#### To do
Select every line below containing the word "this".
#### Records shown
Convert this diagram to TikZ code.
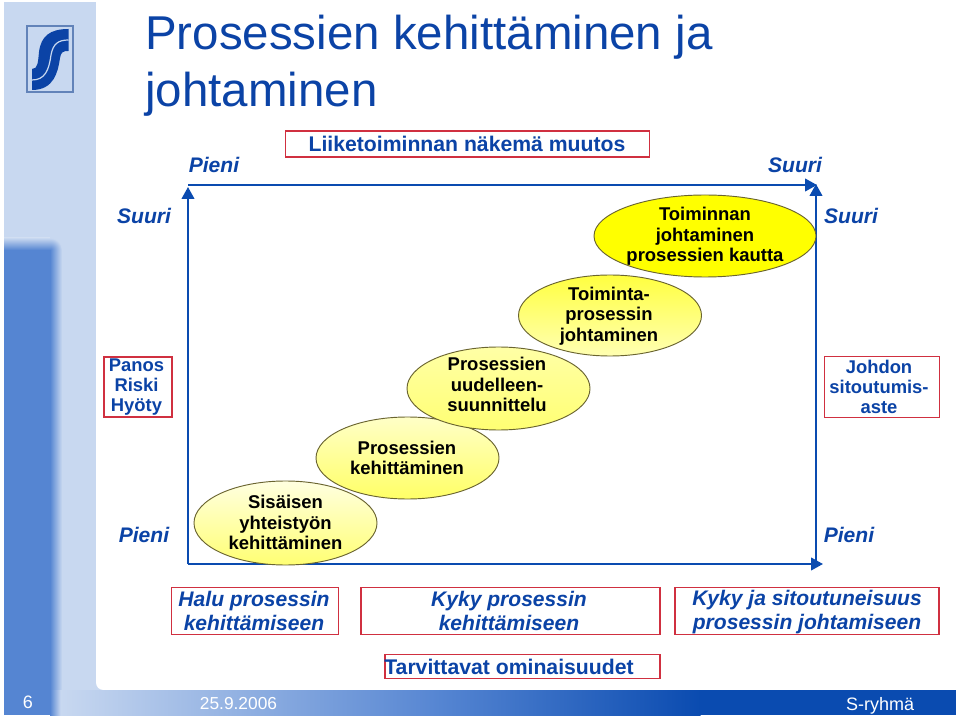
\documentclass[tikz,border=0pt]{standalone}
\usepackage{fontspec}
\setmainfont{Liberation Sans}
\usetikzlibrary{shadings,arrows.meta}
\definecolor{tblue}{HTML}{0B43A6}
\definecolor{axblue}{HTML}{0A4BB0}
\definecolor{pale}{HTML}{C8D8F0}
\definecolor{mid}{HTML}{5585D2}
\definecolor{rbox}{HTML}{D03040}
\definecolor{ybright}{HTML}{FFFF00}
\definecolor{edge}{HTML}{6A6430}
\newcommand{\fs}[1]{\fontsize{#1}{#1}\selectfont}
\tikzset{
 x=0.75pt,y=-0.75pt,
 redbox/.style={draw=rbox,line width=0.9pt,fill=white},
 boxtxt/.style={text=tblue,align=center,font=\fs{15.9}\bfseries,inner sep=0pt},
 itxt/.style={text=tblue,align=center,font=\fs{15.8}\bfseries\itshape,inner sep=0pt},
 etxt/.style={text=black,align=center,font=\fs{13.85}\bfseries,inner sep=0pt},
 stxt/.style={text=tblue,align=center,font=\fs{13.8}\bfseries,inner sep=0pt},
 ell/.style={draw=edge,line width=0.7pt},
 axis/.style={draw=axblue,line width=1.5pt,-{Triangle[length=9pt,width=9.5pt]}},
 foot/.style={text=white,font=\fs{13.5},inner sep=0pt,anchor=base},
}
\begin{document}
\begin{tikzpicture}
\useasboundingbox (0,0) rectangle (960,716);
\fill[white] (0,0) rectangle (960,716);
\fill[pale] (4,2) rectangle (956,715);
\fill[white] (96,0) -- (96,682) .. controls (96,687) and (99,690) .. (104,690) -- (956,690) -- (956,0) -- cycle;
% blue column
\shade[left color=mid,right color=pale] (50,250) rectangle (62,690);
\shade[top color=pale,bottom color=mid] (4,238) rectangle (50,250);
\begin{scope}
\clip (50,238) rectangle (62,250);
\shade[inner color=mid,outer color=pale] (50,250) circle (12);
\end{scope}
\fill[mid] (4,250) rectangle (50,690);
% bottom bar
\shade[left color=pale,right color=mid] (60,690) rectangle (440.5,715);
\shade[left color=mid,right color=axblue] (440,690) rectangle (700.5,715);
\fill[axblue] (700,690) rectangle (956,715);
\shade[left color=mid,right color=pale] (50,690) rectangle (60.5,715);
\fill[mid] (4,690) rectangle (50.5,715);
% logo
\draw[draw=mid!70!gray,line width=0.8pt,fill=pale] (27,26) rectangle (73,92);
\fill[tblue] (68.5,29) -- (68.5,51) .. controls (63,51) and (61,52) .. (60,58) .. controls (58,72) and (54,90) .. (32,90) -- (32,69) .. controls (38,69) and (38,62) .. (39,52) .. controls (41,36) and (50,29) .. (68.5,29) -- cycle;
\draw[pale,line width=0.9pt] (68.5,40) .. controls (58,40) and (53,44) .. (51,55) .. controls (49,70) and (45,80) .. (32,80);
% title
\node[anchor=base west,inner sep=0pt,text=tblue,font=\fs{35.6}] (t1) at (145,50) {Prosessien kehittäminen ja};
\node[anchor=base west,inner sep=0pt,text=tblue,font=\fs{35.6}] (t2) at (145,107) {johtaminen};
% header box
\node[redbox,minimum width=364.5pt*0.75,minimum height=26pt*0.75,inner sep=0pt] (hb) at (467.5,144) {};
\node[boxtxt] at (467,144) {Liiketoiminnan näkemä muutos};
\node[itxt] (p1) at (214,165) {Pieni};
\node[itxt] (s1) at (795,165) {Suuri};
\node[itxt] (s2) at (144,216) {Suuri};
\node[itxt] (s3) at (851,216) {Suuri};
\node[itxt] (p2) at (144,535) {Pieni};
\node[itxt] (p3) at (849,535) {Pieni};
% axes
\draw[axis] (188,564) -- (188,187);
\draw[axis] (188,185) -- (817,185);
\draw[axis] (816,564) -- (816,184);
\draw[axis] (188,564) -- (823,564);
% side boxes
\node[redbox,minimum width=68pt*0.75,minimum height=60pt*0.75,inner sep=0pt] (lb) at (138,387) {};
\node[stxt] at (136.5,387) {Panos\\[1.5pt]Riski\\[1.5pt]Hyöty};
\node[redbox,minimum width=115pt*0.75,minimum height=61pt*0.75,inner sep=0pt] (rb) at (882,387) {};
\node[stxt] at (879,387) {Johdon\\[1.5pt]sitoutumis-\\[1.5pt]aste};
% ellipses
\shade[ell,top color=yellow!12!white,bottom color=yellow!55!white] (285.5,523) ellipse (91.5 and 42);
\node[etxt] (e1) at (285.5,522.5) {Sisäisen\\[1.5pt]yhteistyön\\[1.5pt]kehittäminen};
\shade[ell,top color=yellow!22!white,bottom color=yellow!60!white] (407.5,458) ellipse (91.5 and 41);
\node[etxt] (e2) at (407,458) {Prosessien\\[1.5pt]kehittäminen};
\shade[ell,top color=yellow!35!white,bottom color=yellow!55!white] (498.5,388.5) ellipse (91.5 and 41.5);
\node[etxt] (e3) at (497,384.5) {Prosessien\\[1.5pt]uudelleen-\\[1.5pt]suunnittelu};
\shade[ell,top color=yellow!75!white,bottom color=yellow!30!white] (610,315.5) ellipse (91.5 and 40.5);
\node[etxt] (e4) at (609,316) {Toiminta-\\[1.5pt]prosessin\\[1.5pt]johtaminen};
\fill[ybright,draw=edge,line width=0.7pt] (705,236) ellipse (111 and 41);
\node[etxt] (e5) at (705,236.5) {Toiminnan\\[1.5pt]johtaminen\\[1.5pt]prosessien kautta};
% bottom boxes
\node[redbox,minimum width=167pt*0.75,minimum height=47pt*0.75,inner sep=0pt] (b1) at (255,611) {};
\node[itxt] at (254,611) {Halu prosessin\\[2.2pt]kehittämiseen};
\node[redbox,minimum width=299pt*0.75,minimum height=47pt*0.75,inner sep=0pt] (b2) at (510.5,611) {};
\node[itxt] at (509,611) {Kyky prosessin\\[2.2pt]kehittämiseen};
\node[redbox,minimum width=264pt*0.75,minimum height=47pt*0.75,inner sep=0pt] (b3) at (807,611) {};
\node[itxt] at (807,612) {Kyky ja sitoutuneisuus\\[2.2pt]prosessin johtamiseen};
\node[redbox,minimum width=275pt*0.75,minimum height=24pt*0.75,inner sep=0pt] (b4) at (522.5,666.5) {};
\node[boxtxt] at (509,666.5) {Tarvittavat ominaisuudet};
% footer
\node[foot] (f1) at (28,708.5) {6};
\node[foot,font=\fs{13}] (f2) at (238.5,709) {25.9.2006};
\node[foot] (f3) at (880,710) {S-ryhmä};
\end{tikzpicture}
\end{document}
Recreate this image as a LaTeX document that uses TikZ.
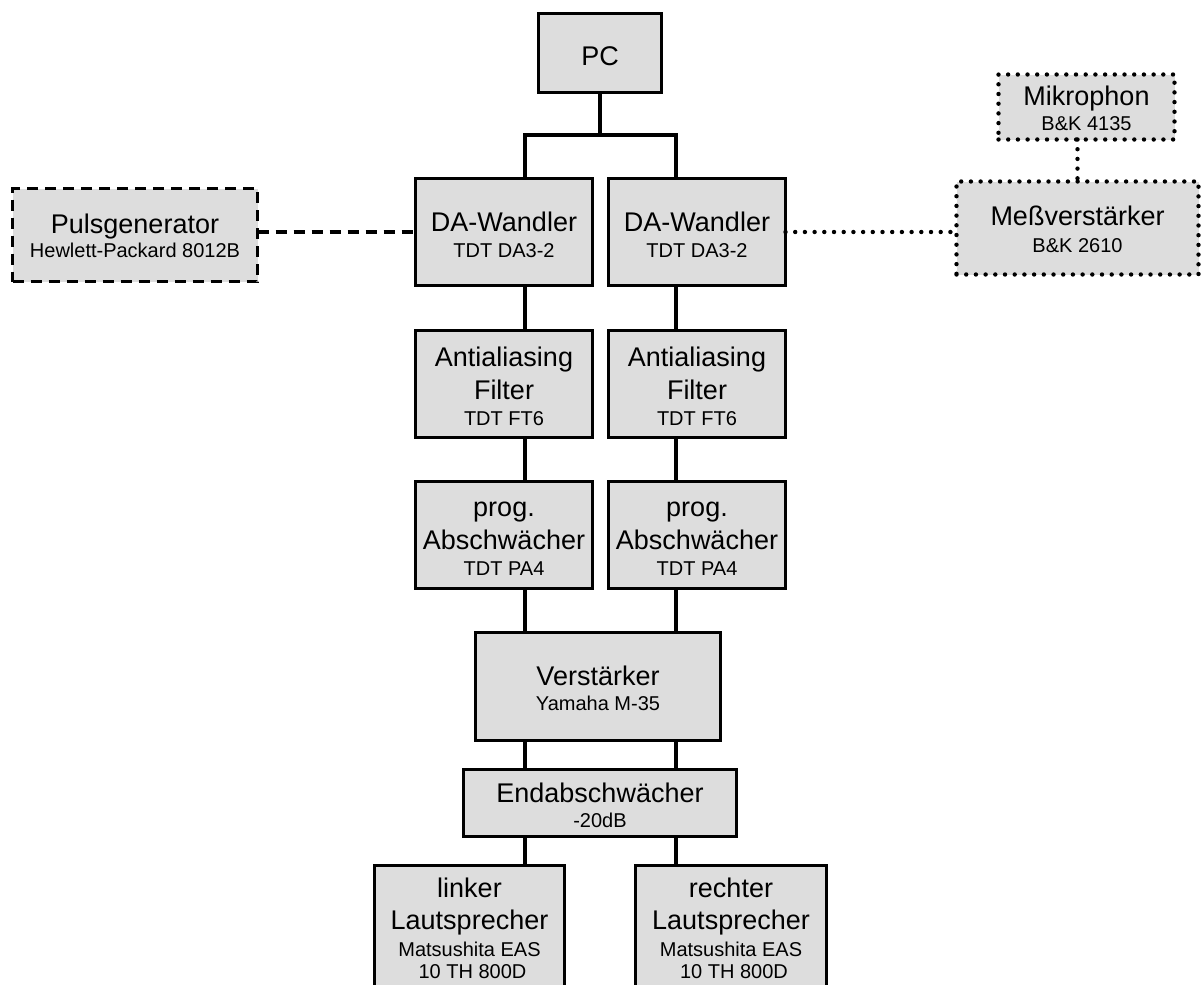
\documentclass[tikz,border=0pt]{standalone}
\usepackage{fontspec}
\setmainfont{Liberation Sans}
\usetikzlibrary{calc}
\definecolor{boxgray}{RGB}{221,221,221}
\tikzset{
  box/.style={draw, line width=3.6pt, fill=boxgray, inner sep=0pt, outer sep=0pt},
  dashbox/.style={box, dash pattern=on 11pt off 7pt},
  dotbox/.style={box, line width=4.4pt, line cap=round, dash pattern=on 0pt off 9.7pt},
  wire/.style={line width=3.6pt},
  dashwire/.style={line width=3.6pt, dash pattern=on 11pt off 7pt},
  dotwire/.style={line width=4.4pt, line cap=round, dash pattern=on 0pt off 9.7pt},
  txt/.style={anchor=base, inner sep=0pt, outer sep=0pt},
  big/.style={txt, font=\fontsize{27}{27}\selectfont},
  small/.style={txt, font=\fontsize{20}{20}\selectfont},
}
\newcommand\tl[5]{\node[#1] (#2) at ($(#3.center)+(0,#4)$) {#5};}
\begin{document}
\begin{tikzpicture}[x=1pt,y=-1pt]
\useasboundingbox (0,0) rectangle (1202,985);
\clip (0,0) rectangle (1202,985);
% boxes
\node[box, minimum width=123pt, minimum height=79pt] (PC) at (600,53) {};
\node[box, minimum width=177pt, minimum height=107pt] (DAL) at (504,232) {};
\node[box, minimum width=177pt, minimum height=107pt] (DAR) at (697,232) {};
\node[box, minimum width=177pt, minimum height=107pt] (AAL) at (504,384) {};
\node[box, minimum width=177pt, minimum height=107pt] (AAR) at (697,384) {};
\node[box, minimum width=177pt, minimum height=107pt] (PGL) at (504,535) {};
\node[box, minimum width=177pt, minimum height=107pt] (PGR) at (697,535) {};
\node[box, minimum width=245pt, minimum height=108pt] (V) at (598,686.5) {};
\node[box, minimum width=273pt, minimum height=67pt] (E) at (600,803) {};
\node[box, minimum width=190pt, minimum height=134.5pt] (LL) at (469.5,932.75) {};
\node[box, minimum width=191pt, minimum height=134.5pt] (LR) at (731,932.75) {};
\node[dashbox, minimum width=245pt, minimum height=93pt] (Puls) at (135,235) {};
\node[dotbox, minimum width=242pt, minimum height=93pt] (Mess) at (1077.5,228) {};
\node[dotbox, minimum width=176pt, minimum height=65pt] (Mikro) at (1086.5,107) {};
% column coordinates
\coordinate (cl) at (525,0);
\coordinate (cr) at (676,0);
\coordinate (j) at (600,135);
% connectors
\draw[wire] (PC.south) -- (j);
\draw[wire] (DAL.north -| cl) |- (j) -| (DAR.north -| cr);
\draw[wire] (DAL.south -| cl) -- (AAL.north -| cl);
\draw[wire] (DAR.south -| cr) -- (AAR.north -| cr);
\draw[wire] (AAL.south -| cl) -- (PGL.north -| cl);
\draw[wire] (AAR.south -| cr) -- (PGR.north -| cr);
\draw[wire] (PGL.south -| cl) -- (V.north -| cl);
\draw[wire] (PGR.south -| cr) -- (V.north -| cr);
\draw[wire] (V.south -| cl) -- (E.north -| cl);
\draw[wire] (V.south -| cr) -- (E.north -| cr);
\draw[wire] (E.south -| cl) -- (LL.north -| cl);
\draw[wire] (E.south -| cr) -- (LR.north -| cr);
\draw[dashwire] (Puls.east |- DAL.west) -- (DAL.west);
\draw[dotwire] (DAR.east) -- (DAR.east -| Mess.west);
\draw[dotwire] (Mikro.south -| Mess.north) -- (Mess.north);
% texts
\tl{big}{tPC}{PC}{12}{PC}
\tl{big}{tDAL1}{DAL}{-1}{DA-Wandler}
\tl{small}{tDAL2}{DAL}{25}{TDT DA3-2}
\tl{big}{tDAR1}{DAR}{-1}{DA-Wandler}
\tl{small}{tDAR2}{DAR}{25}{TDT DA3-2}
\tl{big}{tAAL1}{AAL}{-18}{Antialiasing}
\tl{big}{tAAL2}{AAL}{15}{Filter}
\tl{small}{tAAL3}{AAL}{41}{TDT FT6}
\tl{big}{tAAR1}{AAR}{-18}{Antialiasing}
\tl{big}{tAAR2}{AAR}{15}{Filter}
\tl{small}{tAAR3}{AAR}{41}{TDT FT6}
\tl{big}{tPGL1}{PGL}{-18.5}{prog.}
\tl{big}{tPGL2}{PGL}{14.5}{Abschwächer}
\tl{small}{tPGL3}{PGL}{40.5}{TDT PA4}
\tl{big}{tPGR1}{PGR}{-18.5}{prog.}
\tl{big}{tPGR2}{PGR}{14.5}{Abschwächer}
\tl{small}{tPGR3}{PGR}{40.5}{TDT PA4}
\tl{big}{tV1}{V}{-1.5}{Verstärker}
\tl{small}{tV2}{V}{23.5}{Yamaha M-35}
\tl{big}{tE1}{E}{-1}{Endabschwächer}
\tl{small}{tE2}{E}{24}{-20dB}
\tl{big}{tLL1}{LL}{-35.75}{linker}
\tl{big}{tLL2}{LL}{-3.75}{Lautsprecher}
\tl{small}{tLL3}{LL}{23.25}{Matsushita EAS}
\node[small] (tLL4) at ($(LL.center)+(3,45.25)$) {10 TH 800D};
\tl{big}{tLR1}{LR}{-35.75}{rechter}
\tl{big}{tLR2}{LR}{-3.75}{Lautsprecher}
\tl{small}{tLR3}{LR}{23.25}{Matsushita EAS}
\node[small] (tLR4) at ($(LR.center)+(3,45.25)$) {10 TH 800D};
\tl{big}{tPuls1}{Puls}{-2}{Pulsgenerator}
\tl{small}{tPuls2}{Puls}{22}{Hewlett-Packard 8012B}
\tl{big}{tMess1}{Mess}{-3}{Meßverstärker}
\tl{small}{tMess2}{Mess}{24}{B\&K 2610}
\tl{big}{tMikro1}{Mikro}{-1.5}{Mikrophon}
\tl{small}{tMikro2}{Mikro}{23}{B\&K 4135}
\end{tikzpicture}
\end{document}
########
#### Right answer
Convert this diagram to TikZ code.
Recreate this image as a LaTeX document that uses TikZ.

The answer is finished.